Ceramic and Pottery Gallery
The pottery collection inside Marrakech Museum occupies rooms that were once part of Dar Menebhi Palace, and the setting does something to the objects — a glazed Moroccan bowl reads differently when it sits within carved plasterwork and cedar ceilings rather than a white-box gallery. The pieces here are part of a broader collection that spans weapons, coins, calligraphy, and historic documents, so the ceramics appear in context: as objects that were actually used, traded, and handed down.
Panels are written in French only, so if that's not your language, you'll be reading the forms and glazes directly — which is not necessarily a loss. The shapes tend to do the talking.
💛 What travellers fall for
People who've been through more than once suggest slowing down at the courtyard first — the central patio with its enormous hanging lamp sets the scale of the palace and makes the smaller domestic objects in the collection feel more anchored. The on-site cafe is a reasonable place to pause before circling back.
How Ceramic and Pottery Gallery came to be
Dar Menebhi Palace has moved through several lives before becoming a museum. In the 1960s the building served as a school for girls.
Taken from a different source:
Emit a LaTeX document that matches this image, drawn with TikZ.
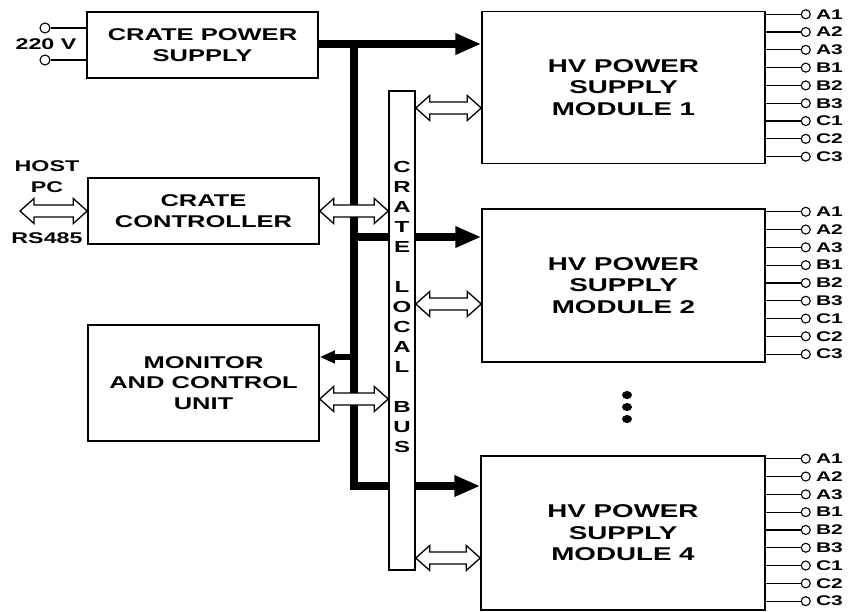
\documentclass[tikz,border=0pt]{standalone}
\usepackage{fontspec}
\newfontfamily\lab{Liberation Sans}[FakeStretch=1.5]
\usetikzlibrary{arrows.meta,calc}
\tikzset{
  box/.style={draw, line width=1.5pt, fill=white, inner sep=0pt, align=center,
    font=\lab\bfseries\fontsize{17}{20.5}\selectfont},
  modbox/.style={box, minimum width=283pt, minimum height=152pt,
    font=\lab\bfseries\fontsize{18.5}{21.5}\selectfont},
  sidelab/.style={inner sep=0pt, align=center, font=\lab\bfseries\fontsize{15.5}{21}\selectfont},
  pwr/.style={line width=8.5pt, -{Triangle[length=26pt,width=20pt]}},
  pwrline/.style={line width=8.5pt, line join=miter},
  pwrsmall/.style={line width=6pt, -{Triangle[length=15pt,width=12pt]}},
  hollow/.style={draw, line width=1.3pt, fill=white, line join=miter},
  thinline/.style={line width=1.2pt},
  term/.style={circle, draw, line width=1.1pt, minimum size=9pt, inner sep=0pt, fill=white},
  outlab/.style={anchor=west, inner sep=0pt, font=\lab\bfseries\fontsize{14}{15}\selectfont},
}
\newcommand\hollowarrow[2]{%
  \path[hollow] let \p1=#1, \p2=#2 in
    (\x1,\y1) -- (\x1+14pt,\y1+12.5pt) -- (\x1+14pt,\y1+6pt) -- (\x2-14pt,\y1+6pt)
    -- (\x2-14pt,\y1+12.5pt) -- (\x2,\y1) -- (\x2-14pt,\y1-12.5pt) -- (\x2-14pt,\y1-6pt)
    -- (\x1+14pt,\y1-6pt) -- (\x1+14pt,\y1-12.5pt) -- cycle;}
\begin{document}
\begin{tikzpicture}[x=1pt,y=-1pt]
\useasboundingbox (0,0) rectangle (856,612);

% boxes
\node[box, minimum width=231pt, minimum height=66pt] (cps) at (202.5,45) {CRATE POWER\\SUPPLY};
\node[box, minimum width=231pt, minimum height=66pt] (cc) at (203.5,211) {CRATE\\CONTROLLER};
\node[box, minimum width=231pt, minimum height=116pt] (mcu) at (203.5,383) {MONITOR\\AND CONTROL\\UNIT};
\node[modbox] (m1) at (623.5,87.5) {HV POWER\\SUPPLY\\MODULE 1};
\node[modbox, minimum height=153pt] (m2) at (623.5,285.5) {HV POWER\\SUPPLY\\MODULE 2};
\node[modbox, minimum width=284pt, minimum height=154pt] (m4) at (623,533) {HV POWER\\SUPPLY\\MODULE 4};

% power distribution
\coordinate (j1) at (354,44);
\coordinate (j2) at (354,237);
\coordinate (j3) at (354,357);
\coordinate (j4) at (354,486);
\draw[pwr] (cps.east |- j1) -- (m1.west |- j1);
\draw[pwrline] ($(j1)+(0,-4)$) -- (j4) -- ($(j4)+(40,0)$);
\draw[pwrline] (j2) -- ($(j2)+(40,0)$);
\draw[pwrsmall] (j3) -- (mcu.east |- j3);

% crate local bus
\node[draw, line width=1.5pt, fill=white, minimum width=26pt, minimum height=479pt, inner sep=0pt] (bus) at (402,330.5) {};
\node[inner sep=0pt, align=center, font=\lab\bfseries\fontsize{16}{20}\selectfont] (bustext) at (402,307)
  {C\\R\\A\\T\\E\\ \\L\\O\\C\\A\\L\\ \\B\\U\\S};

\draw[pwr] (bus.east |- j2) -- (m2.west |- j2);
\draw[pwr] (bus.east |- j4) -- (m4.west |- j4);

% hollow double arrows
\coordinate (hpc) at (20,211);
\coordinate (d1) at (0,108);
\coordinate (d2) at (0,304);
\coordinate (d3) at (0,399);
\coordinate (d4) at (0,558);
\coordinate (d5) at (0,211);
\hollowarrow{(hpc)}{(cc.west)}
\hollowarrow{(cc.east)}{(bus.west |- d5)}
\hollowarrow{(mcu.east |- d3)}{(bus.west |- d3)}
\hollowarrow{(bus.east |- d1)}{(m1.west |- d1)}
\hollowarrow{(bus.east |- d2)}{(m2.west |- d2)}
\hollowarrow{(bus.east |- d4)}{(m4.west |- d4)}

% 220 V input
\node[term, minimum size=10pt] (v1) at (45,28) {};
\node[term, minimum size=10pt] (v2) at (45,60) {};
\draw[thinline] (v1) -- (cps.west |- v1);
\draw[thinline] (v2) -- (cps.west |- v2);
\node[sidelab] (vlab) at (46,44) {220 V};

% host labels
\node[sidelab] (host) at (47,176.5) {HOST\\PC};
\node[sidelab] (rs) at (47,238) {RS485};

% outputs
\foreach \m in {m1,m2,m4}{
  \foreach \lbl [count=\i from 0] in {A1,A2,A3,B1,B2,B3,C1,C2,C3}{
    \coordinate (\m o\i) at ($(\m.north east)+(0,3.5+17.8*\i)$);
    \node[term] (\m t\i) at ($(\m o\i)+(40,0)$) {};
    \draw[thinline] (\m o\i) -- (\m t\i);
    \node[outlab] (\m l\i) at ($(\m t\i.east)+(5,0)$) {\lbl};
  }
}

% continuation dots
\foreach \yy [count=\k] in {395,407,419}{
  \fill (627,\yy) ellipse [x radius=5pt, y radius=4pt];
}
\end{tikzpicture}
\end{document}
By 1997, the Omar Benjelloun Foundation acquired the palace, restored it, and opened the Marrakech Museum within its walls.
The collection that filled those restored rooms — pottery, weapons, old gravestones, coins, clothing, and historic documents — was assembled to represent the breadth of traditional Moroccan material culture. The ceramics are part of that larger ambition: not a specialist ceramics institution, but a palace that holds the everyday and the ceremonial side by side.